Der Kanzler trug bei seiner Rede eine Kippa, die bei Synagogenbesuchen übliche Kopfbedeckung. Er betonte wie zuvor schon Bundespräsident Steinmeier, dass der Schutz von jüdischen Einrichtungen Staatsaufgabe und Bürgerpflicht zugleich sei. Das allein reiche aber nicht aus. «Wenn Jüdinnen und Juden in Deutschland hinter immer größeren Schutzschildern leben müssen, dann ist das unerträglich», sagte er und nahm damit auf Schusters Rede Bezug. Scholz versprach erneut, dass Polizei und Justiz konsequent gegen jede Form des Antisemitismus vorgehen würden.

Er versicherte Israel erneut die Solidarität Deutschlands im Kampf gegen den Terror der islamistischen Hamas. «Deutschlands Platz ist an der Seite Israels.
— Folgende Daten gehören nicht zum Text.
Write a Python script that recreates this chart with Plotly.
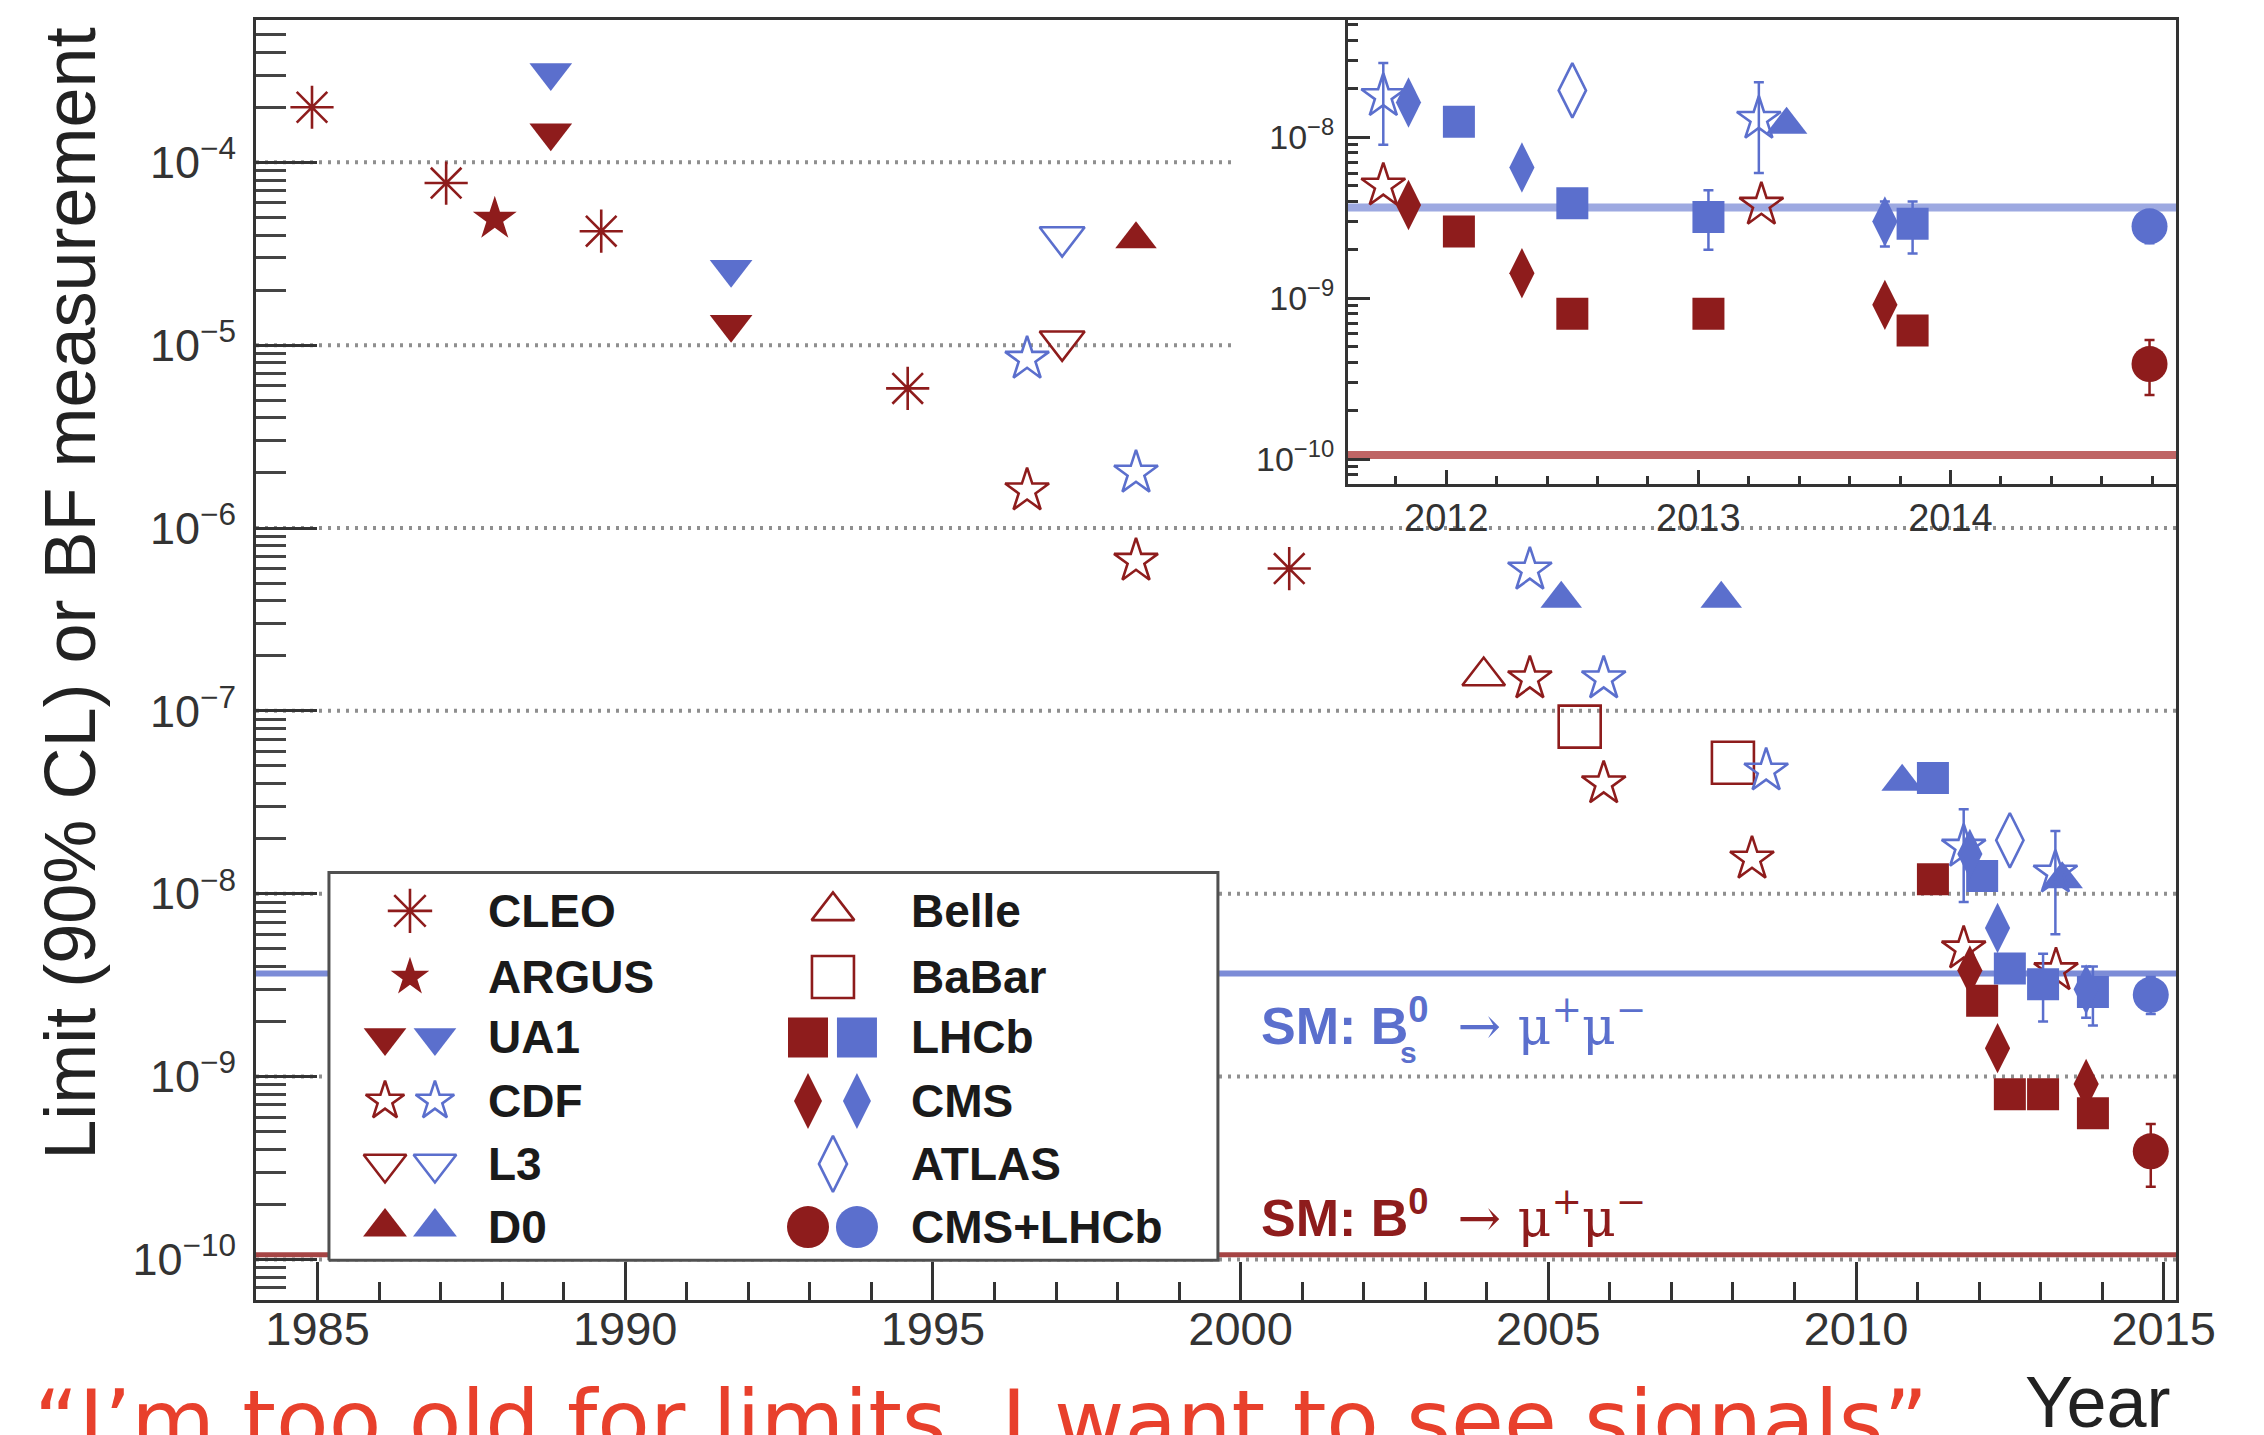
import numpy as np
import plotly.graph_objects as go

RED = "#8e1c1c"
BLUE = "#5b6fcd"
FONT = "Liberation Sans, Arial, Helvetica, sans-serif"

# ---------------- data: B0 -> mu mu (red) and Bs -> mu mu (blue) ----------------
cleo_year = [1984.91, 1987.09, 1989.61, 1994.59, 2000.79]
cleo_b0 = [2.0e-4, 7.7e-5, 4.2e-5, 5.8e-6, 6.0e-7]

argus_year = [1987.88]
argus_b0 = [4.9e-5]

ua1_year = [1988.79, 1991.72]
ua1_b0 = [1.45e-4, 1.3e-5]
ua1_bs = [3.1e-4, 2.6e-5]

cdf_b0_year = [1996.53, 1998.30, 2004.70, 2005.90, 2008.31, 2011.75, 2013.25]
cdf_b0 = [1.6e-6, 6.6e-7, 1.5e-7, 4.0e-8, 1.55e-8, 5.0e-9, 3.8e-9]
cdf_bs_year = [1996.53, 1998.30, 2004.70, 2005.90, 2008.54]
cdf_bs = [8.4e-6, 2.0e-6, 5.9e-7, 1.5e-7, 4.7e-8]
cdf_bs_meas_year = [2011.75, 2013.24]
cdf_bs_meas = [1.8e-8, 1.3e-8]
cdf_bs_meas_up = [1.1e-8, 0.9e-8]
cdf_bs_meas_dn = [0.9e-8, 0.7e-8]

l3_year = [1997.10]
l3_b0 = [1.05e-5]
l3_bs = [3.9e-5]

d0_b0_year = [1998.30]
d0_b0 = [3.8e-5]
d0_bs_year = [2005.21, 2007.81, 2010.75, 2013.35]
d0_bs = [4.1e-7, 4.1e-7, 4.1e-8, 1.2e-8]

belle_year = [2003.95]
belle_b0 = [1.55e-7]

babar_year = [2005.51, 2008.00]
babar_b0 = [8.2e-8, 5.2e-8]

lhcb_b0_year = [2011.25, 2012.05, 2012.50, 2013.04, 2013.85]
lhcb_b0 = [1.2e-8, 2.6e-9, 8.0e-10, 8.0e-10, 6.3e-10]
lhcb_bs_year = [2011.25, 2012.05, 2012.50]
lhcb_bs = [4.3e-8, 1.25e-8, 3.9e-9]
lhcb_bs_meas_year = [2013.04, 2013.85]
lhcb_bs_meas = [3.2e-9, 2.9e-9]
lhcb_bs_meas_up = [1.5e-9, 1.1e-9]
lhcb_bs_meas_dn = [1.2e-9, 1.0e-9]

cms_b0_year = [2011.85, 2012.30, 2013.74]
cms_b0 = [3.8e-9, 1.43e-9, 9.1e-10]
cms_bs_year = [2011.85, 2012.30]
cms_bs = [1.65e-8, 6.5e-9]
cms_bs_meas_year = [2013.74]
cms_bs_meas = [3.0e-9]
cms_bs_meas_up = [1.0e-9]
cms_bs_meas_dn = [0.9e-9]

atlas_year = [2012.50]
atlas_bs = [1.96e-8]

comb_year = [2014.79]
comb_b0 = [3.9e-10]
comb_b0_up = [1.6e-10]
comb_b0_dn = [1.4e-10]
comb_bs = [2.8e-9]
comb_bs_up = [0.7e-9]
comb_bs_dn = [0.6e-9]

# Standard Model predictions
sm_bs = 3.66e-9
sm_b0 = 1.06e-10

# axis ranges
main_xrange = [1984.0, 2015.2]
main_yrange = [np.log10(6e-11), np.log10(6e-4)]
inset_xrange = [2011.61, 2014.895]
inset_yrange = [-10.155, -7.27]

decades_main = [1e-10, 1e-9, 1e-8, 1e-7, 1e-6, 1e-5, 1e-4]
decades_inset = [1e-10, 1e-9, 1e-8]


def sup_label(v):
    e = int(round(np.log10(v)))
    return "10<sup>\u2212%d</sup>" % (-e)


def minor_log(lo, hi):
    vals = []
    for e in range(lo, hi + 1):
        for k in range(2, 10):
            vals.append(k * 10.0 ** e)
    return vals


# marker styles per experiment
STYLE = {
    "CLEO": dict(symbol="asterisk-open", size=36, lw=2.6),
    "ARGUS": dict(symbol="star", size=33, lw=0),
    "UA1": dict(symbol="triangle-down", size=37, lw=0),
    "CDF": dict(symbol="star-open", size=33, lw=2.6),
    "L3": dict(symbol="triangle-down-open", size=39, lw=2.6),
    "D0": dict(symbol="triangle-up", size=36, lw=0),
    "Belle": dict(symbol="triangle-up-open", size=37, lw=2.6),
    "BaBar": dict(symbol="square-open", size=42, lw=2.6),
    "LHCb": dict(symbol="square", size=32, lw=0),
    "CMS": dict(symbol="diamond-tall", size=36, lw=0),
    "ATLAS": dict(symbol="diamond-tall-open", size=39, lw=2.6),
    "CMS+LHCb": dict(symbol="circle", size=36, lw=0),
}

fig = go.Figure()

# ---------------- decade grid lines (dotted), stopping short of the inset ----------------
inset_left_year = main_xrange[0] + 0.51 * (main_xrange[1] - main_xrange[0])
for v in decades_main:
    x_end = inset_left_year if v >= 1e-5 else main_xrange[1]
    fig.add_trace(go.Scatter(x=[main_xrange[0], x_end], y=[v, v], mode="lines",
                             line=dict(color="#8f8f8f", width=4, dash="3px,6px"),
                             xaxis="x", yaxis="y", hoverinfo="skip"))


def marker(exp, color, size=None):
    st = STYLE[exp]
    return dict(symbol=st["symbol"], size=size or st["size"], color=color,
                line=dict(color=color, width=st["lw"]))


def add_points(exp, x, y, color, up=None, dn=None):
    for xa, ya in (("x", "y"), ("x2", "y2")):
        kw = {}
        if up is not None:
            kw["error_y"] = dict(type="data", symmetric=False, array=up, arrayminus=dn,
                                 color=color, thickness=2.5, width=5)
        fig.add_trace(go.Scatter(x=x, y=y, mode="markers", marker=marker(exp, color),
                                 xaxis=xa, yaxis=ya, hoverinfo="skip", **kw))


# SM prediction lines (main panel)
for val, col, w in ((sm_bs, "rgba(91,111,205,0.8)", 6), (sm_b0, "rgba(150,35,35,0.85)", 5)):
    fig.add_trace(go.Scatter(x=main_xrange, y=[val, val], mode="lines",
                             line=dict(color=col, width=w), xaxis="x", yaxis="y",
                             hoverinfo="skip"))
# SM prediction lines (inset)
for val, col in ((sm_bs, "rgba(91,111,205,0.6)"), (sm_b0, "rgba(170,50,50,0.75)")):
    fig.add_trace(go.Scatter(x=inset_xrange, y=[val, val], mode="lines",
                             line=dict(color=col, width=8), xaxis="x2", yaxis="y2",
                             hoverinfo="skip"))

add_points("CLEO", cleo_year, cleo_b0, RED)
add_points("ARGUS", argus_year, argus_b0, RED)
add_points("UA1", ua1_year, ua1_b0, RED)
add_points("UA1", ua1_year, ua1_bs, BLUE)
add_points("L3", l3_year, l3_b0, RED)
add_points("L3", l3_year, l3_bs, BLUE)
add_points("D0", d0_b0_year, d0_b0, RED)
add_points("D0", d0_bs_year, d0_bs, BLUE)
add_points("Belle", belle_year, belle_b0, RED)
add_points("BaBar", babar_year, babar_b0, RED)
add_points("CDF", cdf_bs_year, cdf_bs, BLUE)
add_points("CDF", cdf_bs_meas_year, cdf_bs_meas, BLUE, cdf_bs_meas_up, cdf_bs_meas_dn)
add_points("CDF", cdf_b0_year, cdf_b0, RED)
add_points("ATLAS", atlas_year, atlas_bs, BLUE)
add_points("LHCb", lhcb_bs_year, lhcb_bs, BLUE)
add_points("LHCb", lhcb_bs_meas_year, lhcb_bs_meas, BLUE, lhcb_bs_meas_up, lhcb_bs_meas_dn)
add_points("CMS", cms_bs_year, cms_bs, BLUE)
add_points("CMS", cms_bs_meas_year, cms_bs_meas, BLUE, cms_bs_meas_up, cms_bs_meas_dn)
add_points("CMS", cms_b0_year, cms_b0, RED)
add_points("LHCb", lhcb_b0_year, lhcb_b0, RED)
add_points("CMS+LHCb", comb_year, comb_bs, BLUE, comb_bs_up, comb_bs_dn)
add_points("CMS+LHCb", comb_year, comb_b0, RED, comb_b0_up, comb_b0_dn)

# ---------------- legend box (overlay axes in plot-fraction units) ----------------
leg_box = dict(x0=0.038, x1=0.501, y0=0.031, y1=0.334)
fig.add_trace(go.Scatter(
    x=[leg_box["x0"], leg_box["x1"], leg_box["x1"], leg_box["x0"], leg_box["x0"]],
    y=[leg_box["y0"], leg_box["y0"], leg_box["y1"], leg_box["y1"], leg_box["y0"]],
    mode="lines", fill="toself", fillcolor="white",
    line=dict(color="#505050", width=3), xaxis="x3", yaxis="y3", hoverinfo="skip"))

leg_rows = [0.304, 0.2523, 0.2051, 0.1555, 0.1063, 0.057]
col1 = dict(red=0.0672, blue=0.0932, single=0.0802, text=0.1198)
col2 = dict(red=0.2875, blue=0.313, single=0.3005, text=0.3401)
legend_entries = [
    (col1, 0, "CLEO", [RED], 37),
    (col1, 1, "ARGUS", [RED], 29),
    (col1, 2, "UA1", [RED, BLUE], 37),
    (col1, 3, "CDF", [RED, BLUE], 29),
    (col1, 4, "L3", [RED, BLUE], 37),
    (col1, 5, "D0", [RED, BLUE], 38),
    (col2, 0, "Belle", [RED], 37),
    (col2, 1, "BaBar", [RED], 42),
    (col2, 2, "LHCb", [RED, BLUE], 40),
    (col2, 3, "CMS", [RED, BLUE], 40),
    (col2, 4, "ATLAS", [BLUE], 40),
    (col2, 5, "CMS+LHCb", [RED, BLUE], 42),
]
annotations = []
for col, row, name, colors, size in legend_entries:
    yv = leg_rows[row]
    if len(colors) == 1:
        xs = [col["single"]]
    else:
        xs = [col["red"], col["blue"]]
    for xv, c in zip(xs, colors):
        fig.add_trace(go.Scatter(x=[xv], y=[yv], mode="markers", marker=marker(name, c, size),
                                 xaxis="x3", yaxis="y3", hoverinfo="skip"))
    annotations.append(dict(x=col["text"], y=yv, xref="paper", yref="paper", text="<b>%s</b>" % name,
                            showarrow=False, xanchor="left", yanchor="middle",
                            font=dict(family=FONT, size=46, color="#1a1a1a")))

# ---------------- text ----------------
annotations += [
    dict(x=-0.097, y=0.5516, xref="paper", yref="paper", text="Limit (90% CL) or BF measurement",
         textangle=-90, showarrow=False, xanchor="center", yanchor="middle",
         font=dict(family=FONT, size=72, color="#222")),
    dict(x=0.998, y=-0.0797, xref="paper", yref="paper", text="Year", showarrow=False,
         xanchor="right", yanchor="middle", font=dict(family=FONT, size=72, color="#222")),
    dict(x=-0.1167, y=-0.0945, xref="paper", yref="paper",
         text="\u201cI\u2019m too old for limits, I want to see signals\u201d", showarrow=False,
         xanchor="left", yanchor="middle", font=dict(family="DejaVu Sans, sans-serif", size=86, color="#e8402c")),
    dict(x=0.5224, y=0.2172, xref="paper", yref="paper",
         text="<b>SM: B<sup>0</sup></b>  <span style='font-family:DejaVu Serif'>\u2192 \u03bc<sup>+</sup>\u03bc<sup>\u2212</sup></span>",
         showarrow=False, xanchor="left", yanchor="middle", font=dict(family=FONT, size=52, color=BLUE)),
    dict(x=0.6005, y=0.193, xref="paper", yref="paper", text="<b>s</b>", showarrow=False,
         xanchor="center", yanchor="middle", font=dict(family=FONT, size=30, color=BLUE)),
    dict(x=0.5224, y=0.0672, xref="paper", yref="paper",
         text="<b>SM: B<sup>0</sup></b>  <span style='font-family:DejaVu Serif'>\u2192 \u03bc<sup>+</sup>\u03bc<sup>\u2212</sup></span>",
         showarrow=False, xanchor="left", yanchor="middle", font=dict(family=FONT, size=52, color=RED)),
]

axis_common = dict(showline=True, mirror=True, linecolor="#333", linewidth=3, ticks="inside",
                   tickcolor="#333", tickwidth=3, showgrid=False, zeroline=False)

fig.update_layout(
    width=2264, height=1435,
    margin=dict(l=256, r=88, t=20, b=135),
    paper_bgcolor="white", plot_bgcolor="white",
    showlegend=False,
    font=dict(family=FONT, color="#222"),
    xaxis=dict(domain=[0, 1], range=main_xrange, anchor="y",
               tickvals=[1985, 1990, 1995, 2000, 2005, 2010, 2015], ticklen=38,
               minor=dict(tickvals=list(range(1984, 2016)), ticks="inside", ticklen=18,
                          tickwidth=3, tickcolor="#333", showgrid=False),
               tickfont=dict(size=47, color="#333"), ticklabelstandoff=-14, **axis_common),
    yaxis=dict(domain=[0, 1], type="log", range=main_yrange, anchor="x",
               tickvals=decades_main, ticktext=[sup_label(v) for v in decades_main], ticklen=61,
               minor=dict(tickvals=minor_log(-11, -4), ticks="inside", ticklen=30,
                          tickwidth=3, tickcolor="#444", showgrid=False),
               tickfont=dict(size=45, color="#333"), ticklabelstandoff=8, **axis_common),
    xaxis2=dict(domain=[0.56875, 1.0], range=inset_xrange, anchor="y2",
                tickvals=[2012, 2013, 2014], ticklen=14,
                minor=dict(tickvals=[round(2011.6 + 0.2 * i, 1) for i in range(18)], ticks="inside",
                           ticklen=8, tickwidth=3, tickcolor="#333", showgrid=False),
                tickfont=dict(size=38, color="#333"), ticklabelstandoff=-2, **axis_common),
    yaxis2=dict(domain=[0.6375, 1.0], type="log", range=inset_yrange, anchor="x2",
                tickvals=decades_inset, ticktext=[sup_label(v) for v in decades_inset], ticklen=22,
                minor=dict(tickvals=minor_log(-11, -8), ticks="inside", ticklen=10,
                           tickwidth=3, tickcolor="#333", showgrid=False),
                tickfont=dict(size=34, color="#333"), ticklabelstandoff=4, **axis_common),
    xaxis3=dict(overlaying="x", anchor="y3", range=[0, 1], visible=False),
    yaxis3=dict(overlaying="y", anchor="x3", range=[0, 1], visible=False),
    annotations=annotations,
)

fig.write_html("out.html")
Israel hat das Recht sich gegen den barbarischen Terror der Hamas zur Wehr zu setzen.» Der Kanzler dankte allen, die bei Kundgebungen, Mahnwachen oder in sozialen Netzwerken Solidarität mit den Opfern des Hamas-Terrors gezeigt haben. «Das gibt Zuversicht und stärkt unser Gemeinwesen.»

Schuster entsetzt über antiisraelische Demonstrationen

Schuster äußerte sich entsetzt über antijüdische Anfeindungen und antiisraelische Demonstrationen in Deutschland seit dem Terrorangriff der Hamas: «Wer verstehen will, warum der Terroranschlag auf Israel in der jüdischen Gemeinschaft auch in Deutschland tiefe Traumata, Ängste und Verunsicherungen hervorruft, der muss sich bewusst sein, was auch 85 Jahre nach der Reichspogromnacht in den jüdischen Seelen vorgeht, wenn wieder Davidsterne an Häuser von Juden gemalt werden, wenn wieder jüdische Geschäfte attackiert werden.»

Er verwies auf «eine Parallele in der Geisteshaltung» bei radikalen Islamisten und Rechtsextremen und geißelte auch die Verachtung für Lehren aus der Geschichte, die er bei linksextremen und linken Kreisen spüre. Hinter vorgehaltener Hand sei Antisemitismus bis in die Mitte der Gesellschaft vorgedrungen.

Was aus den Fugen geraten sei, könne noch repariert werden, sagte Schuster. «Doch dafür muss man sich auch eingestehen, was in den letzten Jahren schiefgelaufen ist, was man nicht hat sehen können oder wollen.»